Non minori furono le
fatiche nell'Autunno, e Inverno susseguente. Anche il Re volle esser a parte
delle fatiche de' nostri Missionarj. Persuaso del gran profitto, che ritraevasi
colle Missioni, coadiuvava anche egli i Popoli a poterne profittare. volle, con suo dispaccio, che fatta si fosse a propria spesa. Altri siti Reali, anche chiesero, ed ottennero lo stesso: così in seguito volle ancora i nostri Padri nella sua Real Caccia di Persano; ma sempre con suo interesse, e con tutta soddisfazione del suo Real cuore. Anche il Marchese Brancone persuaso del gran bene, che colle Missioni operava, spesso spesso soccorrevalo con abbondanti limosine, ed animavalo ad operare; e tanti Vescovi zelanti considerando la povertà della Congregazione anche coadjuvavano Alfonso, volendo le Missioni a loro interesse. Erano tali però le richieste per ogni dove, che differivansi ad altro anno, non potendosi tutti soddisfare.
Godeva Alfonso per questi tanti progressi delle Missioni in tutte le Case, sotto la protezione del Principe, e godeva il religiosissimo Re Carlo, venendo ragguagliato del tanto bene, che dai nostri si operava nelle Provincie. Grande era il profitto colle Missioni, e maggiore era quello, che coi santi Esercizj si operava nelle Case. Fatto noto nelle
Provincie il Dispaccio del 1752; e la stima, che il Re faceva di Alfonso, e
dell'Opera, e 'l tenue sostentamento, che erasi fissato a' Missionarj, non ci
era Diocesi, per così dire, che non volesse a suo bene una Casa de' nostri;
anzi facevasi a gara dalle Popolazioni, per chi goder doveva sì grande
beneficio. Continue erano le suppliche al Real Trono. Quest'istesso consolava il Re Carlo, vedendo un'Opera da esso protetta, così applaudita generalmente da' Popoli, e da' Vescovi. Non faceva premura Alfonso, non avendo tanti soggetti a poter stabilire in altre Case l'osservanza domestica; nè così volentieri condiscendeva il Re, avendo in contrario la Città, ed il Ministero, non così portati per altre Case Religiose. Tanti proponevano la soppressione di qualche Conventino: il Re non sarebbe stato alieno; ma Alfonso fu sempre in contrario, non volendo esser di amarezza a tanti rispettivi, ma rispettabili Regolari.
Troppo sensibile fu per Alfonso in quest'anno la morte del P. Cafora sortita in Caposele ai tredici del mese di Agosto.
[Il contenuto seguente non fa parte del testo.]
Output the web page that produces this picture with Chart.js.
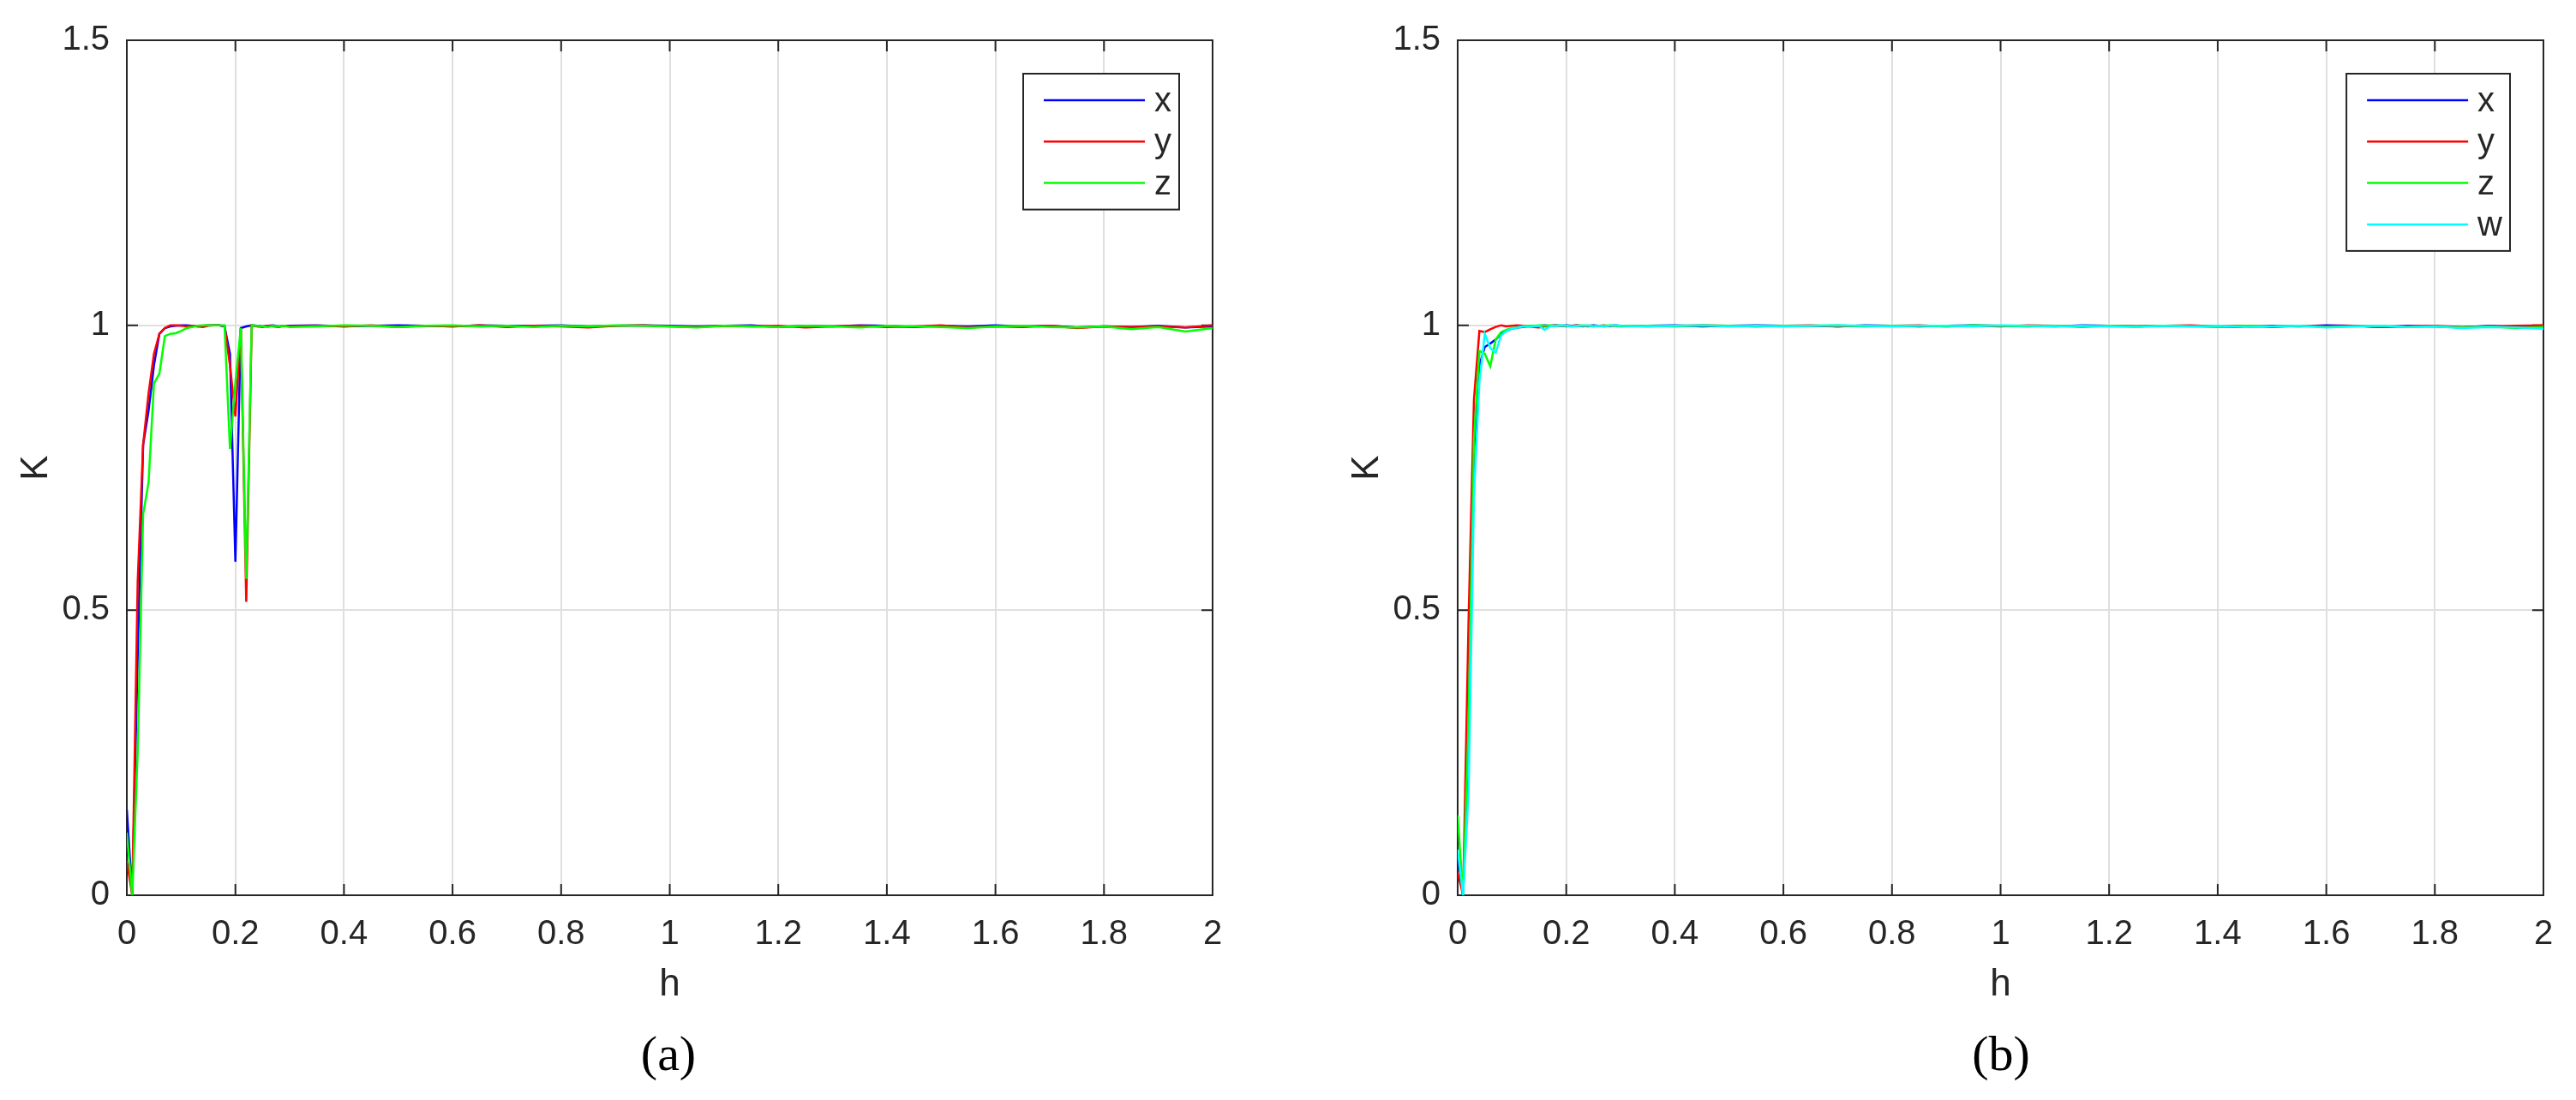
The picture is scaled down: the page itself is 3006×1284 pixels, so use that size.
<!DOCTYPE html>
<html>
<head>
<meta charset="utf-8">
<script src="https://cdn.jsdelivr.net/npm/chart.js@4.4.0/dist/chart.umd.min.js"></script>
<style>
  html, body { margin: 0; padding: 0; background: #fff; }
  body { width: 3006px; height: 1284px; position: relative; overflow: hidden; }
  .panel { position: absolute; top: 0; height: 1284px; }
  .caption {
    position: absolute; top: 1229px;
    font-family: "Liberation Serif", "Times New Roman", serif;
    font-size: 58px; color: #000;
    transform: translate(-50%, -50%);
  }
</style>
</head>
<body>
<div class="panel" style="left:0;width:1503px"><canvas id="chartA"></canvas></div>
<div class="panel" style="left:1553px;width:1453px"><canvas id="chartB"></canvas></div>
<div class="caption" style="left:780px">(a)</div>
<div class="caption" style="left:2335px">(b)</div>
<script>
// step values of h (fine near the start, coarser on the flat part)
const hGrid = [0, 0.01, 0.02, 0.03, 0.04, 0.05, 0.06, 0.07, 0.08, 0.09,
  0.10, 0.11, 0.12, 0.13, 0.14, 0.15, 0.16, 0.17, 0.18, 0.19,
  0.20, 0.21, 0.22, 0.23, 0.24, 0.25, 0.26, 0.27, 0.28, 0.29,
  0.30,
  0.35, 0.40, 0.45, 0.50, 0.55, 0.60, 0.65, 0.70, 0.75, 0.80,
  0.85, 0.90, 0.95, 1.00, 1.05, 1.10, 1.15, 1.20, 1.25, 1.30,
  1.35, 1.40, 1.45, 1.50, 1.55, 1.60, 1.65, 1.70, 1.75, 1.80,
  1.85, 1.90, 1.95, 2.00];

const xTickLabels = ['0', '0.2', '0.4', '0.6', '0.8', '1', '1.2', '1.4', '1.6', '1.8', '2'];
const yTickLabels = ['0', '0.5', '1', '1.5'];

// panel (a)
const aX = [0.15, 0.0, 0.42, 0.79, 0.85, 0.93, 0.985, 0.995, 0.998, 0.999,
  1.0, 1.0, 0.999, 0.998, 0.999, 1.0, 1.0, 1.0, 0.998, 0.95,
  0.585, 0.995, 0.998, 1.0, 0.999, 0.998, 0.999, 1.0, 0.998, 0.999,
  0.999,
  1.0, 0.998, 0.999, 1.0, 0.999, 0.998, 1.0, 0.999, 0.999, 1.0,
  0.998, 0.999, 1.0, 0.999, 0.998, 0.999, 1.0, 0.997, 0.999, 0.998,
  1.0, 0.999, 0.997, 0.999, 0.998, 1.0, 0.998, 0.999, 0.996, 0.998,
  0.997, 0.999, 0.996, 0.998];
const aY = [0.06, 0.0, 0.55, 0.79, 0.88, 0.95, 0.985, 0.995, 1.0, 1.0,
  0.999, 0.998, 0.999, 0.998, 0.997, 0.999, 1.0, 1.0, 0.999, 0.93,
  0.84, 0.995, 0.515, 1.0, 0.998, 0.997, 0.999, 0.998, 0.997, 0.999,
  0.998,
  0.999, 0.998, 1.0, 0.997, 0.999, 0.998, 1.0, 0.997, 0.999, 0.998,
  0.996, 0.999, 1.0, 0.998, 0.997, 0.999, 0.998, 0.999, 0.996, 0.998,
  0.999, 0.997, 0.998, 1.0, 0.996, 0.998, 0.997, 0.999, 0.995, 0.998,
  0.997, 0.998, 0.996, 1.0];
const aZ = [0.11, 0.0, 0.25, 0.668, 0.724, 0.898, 0.915, 0.981, 0.985, 0.986,
  0.99, 0.995, 0.997, 0.999, 1.0, 1.0, 1.0, 1.0, 1.0, 0.783,
  0.9, 0.995, 0.555, 1.0, 0.999, 0.998, 0.997, 0.999, 0.998, 0.999,
  0.997,
  0.998, 1.0, 0.999, 0.997, 0.999, 1.0, 0.998, 0.999, 0.997, 0.999,
  0.998, 1.0, 0.999, 0.998, 0.996, 0.999, 0.998, 0.997, 0.999, 0.998,
  0.996, 0.999, 0.998, 0.997, 0.995, 0.998, 0.999, 0.997, 0.996, 0.998,
  0.993, 0.997, 0.989, 0.995];

// panel (b)
const bX = [0.07, 0.0, 0.28, 0.78, 0.93, 0.962, 0.968, 0.975, 0.985, 0.99,
  0.994, 0.996, 0.997, 0.998, 0.999, 0.999, 1.0, 0.999, 1.0, 0.999,
  1.0, 0.999, 1.0, 0.998, 0.999, 1.0, 0.999, 0.998, 0.999, 1.0,
  0.999,
  0.999, 1.0, 0.998, 0.999, 1.0, 0.999, 0.999, 0.998, 1.0, 0.999,
  0.998, 0.999, 1.0, 0.999, 0.999, 0.998, 1.0, 0.999, 0.998, 0.999,
  0.999, 0.998, 0.997, 0.999, 0.998, 1.0, 0.999, 0.997, 0.999, 0.998,
  0.996, 0.999, 0.997, 0.998];
const bY = [0.04, 0.0, 0.48, 0.87, 0.99, 0.988, 0.993, 0.997, 1.0, 0.998,
  0.999, 1.0, 0.999, 0.998, 0.997, 0.996, 0.998, 0.999, 1.0, 0.999,
  0.998, 0.999, 1.0, 0.999, 0.998, 0.999, 0.999, 1.0, 0.998, 0.999,
  0.999,
  0.998, 0.999, 1.0, 0.999, 0.998, 0.999, 1.0, 0.998, 0.999, 0.999,
  1.0, 0.998, 0.999, 0.998, 1.0, 0.999, 0.998, 0.999, 0.998, 0.999,
  1.0, 0.998, 0.999, 0.997, 0.999, 0.998, 0.999, 0.997, 0.998, 0.999,
  0.997, 0.998, 0.999, 1.0];
const bZ = [0.14, 0.0, 0.3, 0.8, 0.955, 0.95, 0.928, 0.975, 0.988, 0.992,
  0.995, 0.996, 0.998, 0.999, 0.999, 1.0, 0.999, 1.0, 0.999, 1.0,
  0.999, 0.998, 0.999, 1.0, 0.999, 0.998, 0.999, 0.999, 1.0, 0.999,
  0.998,
  0.999, 0.998, 1.0, 0.999, 0.998, 0.999, 0.999, 1.0, 0.998, 0.999,
  0.999, 0.998, 1.0, 0.999, 0.998, 0.999, 0.997, 0.999, 0.998, 0.999,
  0.998, 0.997, 0.999, 0.998, 0.999, 0.997, 0.998, 0.999, 0.997, 0.998,
  0.996, 0.998, 0.995, 0.997];
const bW = [0.08, 0.0, 0.18, 0.7, 0.9, 0.985, 0.96, 0.952, 0.982, 0.99,
  0.994, 0.996, 0.998, 0.997, 0.998, 0.999, 0.992, 0.998, 0.999, 1.0,
  0.999, 0.998, 0.999, 0.999, 1.0, 0.998, 0.999, 0.998, 0.999, 1.0,
  0.999,
  0.998, 0.999, 1.0, 0.998, 0.999, 0.998, 0.999, 1.0, 0.999, 0.998,
  0.999, 0.999, 0.998, 1.0, 0.999, 0.998, 0.999, 0.998, 0.997, 0.999,
  0.998, 0.999, 0.997, 0.998, 0.999, 0.996, 0.998, 0.999, 0.997, 0.998,
  0.995, 0.997, 0.996, 0.994];

const axisColor = '#262626';
const fontFamily = '"Liberation Sans", Arial, sans-serif';
const tickLen = 13;

// matlab style box with inward ticks on all four sides
const boxPlugin = {
  id: 'boxPlugin',
  beforeDatasetsDraw(chart) {
    const { ctx, chartArea: a, scales: { x, y } } = chart;
    ctx.save();
    ctx.strokeStyle = axisColor;
    ctx.lineWidth = 2;
    ctx.beginPath();
    x.ticks.forEach(t => {
      const px = x.getPixelForValue(t.value);
      ctx.moveTo(px, a.bottom); ctx.lineTo(px, a.bottom - tickLen);
      ctx.moveTo(px, a.top); ctx.lineTo(px, a.top + tickLen);
    });
    y.ticks.forEach(t => {
      const py = y.getPixelForValue(t.value);
      ctx.moveTo(a.left, py); ctx.lineTo(a.left + tickLen, py);
      ctx.moveTo(a.right, py); ctx.lineTo(a.right - tickLen, py);
    });
    ctx.stroke();
    ctx.strokeRect(a.left, a.top, a.width, a.height);
    ctx.restore();
  }
};

// legend box inside the upper right corner
const legendPlugin = {
  id: 'legendPlugin',
  afterDatasetsDraw(chart) {
    const { ctx, chartArea: a } = chart;
    const sets = chart.data.datasets;
    ctx.save();
    ctx.font = '40px ' + fontFamily;
    const textW = Math.max(...sets.map(d => ctx.measureText(d.label).width));
    const rowH = 48.3;
    const w = 153 + textW + 9;
    const h = 62 + rowH * (sets.length - 1);
    const left = a.right - 39 - w, top = a.top + 39;
    ctx.fillStyle = '#fff';
    ctx.fillRect(left, top, w, h);
    ctx.strokeStyle = axisColor;
    ctx.lineWidth = 2;
    ctx.strokeRect(left, top, w, h);
    sets.forEach((d, i) => {
      const yy = top + 31 + rowH * i;
      ctx.strokeStyle = d.borderColor;
      ctx.lineWidth = 2.5;
      ctx.beginPath();
      ctx.moveTo(left + 24, yy);
      ctx.lineTo(left + 142, yy);
      ctx.stroke();
      ctx.fillStyle = axisColor;
      ctx.textBaseline = 'middle';
      ctx.fillText(d.label, left + 153, yy + 2);
    });
    ctx.restore();
  }
};

function series(label, values, color, order) {
  return {
    label: label,
    data: hGrid.map((h, i) => ({ x: h, y: values[i] })),
    borderColor: color,
    backgroundColor: color,
    borderWidth: 2.5,
    pointRadius: 0,
    tension: 0,
    order: order
  };
}

function makeChart(id, datasets, rightPad) {
  return new Chart(document.getElementById(id), {
    type: 'line',
    data: { datasets: datasets },
    options: {
      responsive: true,
      maintainAspectRatio: false,
      animation: false,
      layout: { padding: { top: 47, right: rightPad, bottom: 104, left: 0 } },
      plugins: { legend: { display: false }, tooltip: { enabled: false } },
      scales: {
        x: {
          type: 'linear', min: 0, max: 2,
          afterFit: s => { s.height = 135; },
          grid: { color: '#dfdfdf', lineWidth: 2, drawTicks: false },
          border: { display: false },
          ticks: {
            stepSize: 0.2, autoSkip: false, maxRotation: 0, padding: 22,
            color: axisColor, font: { family: fontFamily, size: 40 },
            callback: (v, i) => xTickLabels[i]
          },
          title: {
            display: true, text: 'h', color: axisColor,
            font: { family: fontFamily, size: 44 },
            padding: { top: 0, bottom: 4 }
          }
        },
        y: {
          min: 0, max: 1.5,
          afterFit: s => { s.width = 148; },
          grid: { color: '#dfdfdf', lineWidth: 2, drawTicks: false },
          border: { display: false },
          ticks: {
            stepSize: 0.5, padding: 20,
            color: axisColor, font: { family: fontFamily, size: 40 },
            callback: (v, i) => yTickLabels[i]
          },
          title: {
            display: true, text: 'K', color: axisColor,
            font: { family: fontFamily, size: 44 },
            padding: { top: 16, bottom: 0 }
          }
        }
      }
    },
    plugins: [boxPlugin, legendPlugin]
  });
}

makeChart('chartA', [
  series('x', aX, '#0000ff', 3),
  series('y', aY, '#ff0000', 2),
  series('z', aZ, '#00ff00', 1)
], 88);

makeChart('chartB', [
  series('x', bX, '#0000ff', 4),
  series('y', bY, '#ff0000', 3),
  series('z', bZ, '#00ff00', 2),
  series('w', bW, '#00ffff', 1)
], 38);
</script>
</body>
</html>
Amavalo Alfonso e stimavalo estremamente, come esemplare di eroica santità. Uomo inimico di se stesso, non davasene una per vinta. Indefesso nell'operare, spronava col suo esempio anche gli altri a sacrificarli per Iddio, e per le Anime. L'orazione, e la mortificazione in esso non si viddero mai discompagnate. Bastava guardarlo per raccogliersi e compungersi. Tutto per edificazione nel Cafora. Alfonso avevalo come un sostegno, de più principali della Congregazione; non si appartava da suoi consigli, e come dissi, specialmente regolavasi con esso nelle cose di sua coscienza. Che non fece per ottenerli da Dio prolungata la vita: orazioni, e preghiere intimò per tutte le case, e fuori di queste incompensollo ancora a varj Monisteri di sacre Vergini. Sortita la morte, adorando egli i divini giudizi, espresse i sentimenti del proprio cuore in quella sua, ma celebre canzone fu la volontà di Dio, ed in seguito anche diede fuori un compendio della di lui Vita.